* [What is required]: Without altering anything, output the material below.

* [Data segment]:
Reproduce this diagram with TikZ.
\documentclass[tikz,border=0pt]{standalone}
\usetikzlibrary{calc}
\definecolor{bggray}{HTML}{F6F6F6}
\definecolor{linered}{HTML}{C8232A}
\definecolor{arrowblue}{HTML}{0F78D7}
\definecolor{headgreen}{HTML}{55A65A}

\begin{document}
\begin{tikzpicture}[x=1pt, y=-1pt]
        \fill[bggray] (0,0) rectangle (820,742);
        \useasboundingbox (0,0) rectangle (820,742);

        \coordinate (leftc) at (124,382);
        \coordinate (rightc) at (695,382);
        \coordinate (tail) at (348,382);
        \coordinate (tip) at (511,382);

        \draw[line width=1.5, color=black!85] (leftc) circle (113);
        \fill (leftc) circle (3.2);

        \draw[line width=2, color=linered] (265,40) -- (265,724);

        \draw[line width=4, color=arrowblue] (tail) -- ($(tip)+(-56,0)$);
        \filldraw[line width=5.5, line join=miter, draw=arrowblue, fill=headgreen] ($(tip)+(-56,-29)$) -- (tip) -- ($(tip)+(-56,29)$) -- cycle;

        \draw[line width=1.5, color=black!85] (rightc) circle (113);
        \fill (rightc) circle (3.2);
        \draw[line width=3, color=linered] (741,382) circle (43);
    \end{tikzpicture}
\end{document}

* [Exercise response]:
Reproduce this diagram with TikZ.
\documentclass[tikz,border=0pt]{standalone}
\usetikzlibrary{calc}
\definecolor{bggray}{HTML}{F6F6F6}
\definecolor{linered}{HTML}{C8232A}
\definecolor{arrowblue}{HTML}{0F78D7}
\definecolor{headgreen}{HTML}{55A65A}

\begin{document}
\begin{tikzpicture}[x=1pt, y=-1pt]
        \fill[bggray] (0,0) rectangle (820,742);
        \useasboundingbox (0,0) rectangle (820,742);

        \coordinate (leftc) at (124,382);
        \coordinate (rightc) at (695,382);
        \coordinate (tail) at (348,382);
        \coordinate (tip) at (511,382);

        \draw[line width=1.5, color=black!85] (leftc) circle (113);
        \fill (leftc) circle (3.2);

        \draw[line width=2, color=linered] (265,40) -- (265,724);

        \draw[line width=4, color=arrowblue] (tail) -- ($(tip)+(-56,0)$);
        \filldraw[line width=5.5, line join=miter, draw=arrowblue, fill=headgreen] ($(tip)+(-56,-29)$) -- (tip) -- ($(tip)+(-56,29)$) -- cycle;

        \draw[line width=1.5, color=black!85] (rightc) circle (113);
        \fill (rightc) circle (3.2);
        \draw[line width=3, color=linered] (741,382) circle (43);
    \end{tikzpicture}
\end{document}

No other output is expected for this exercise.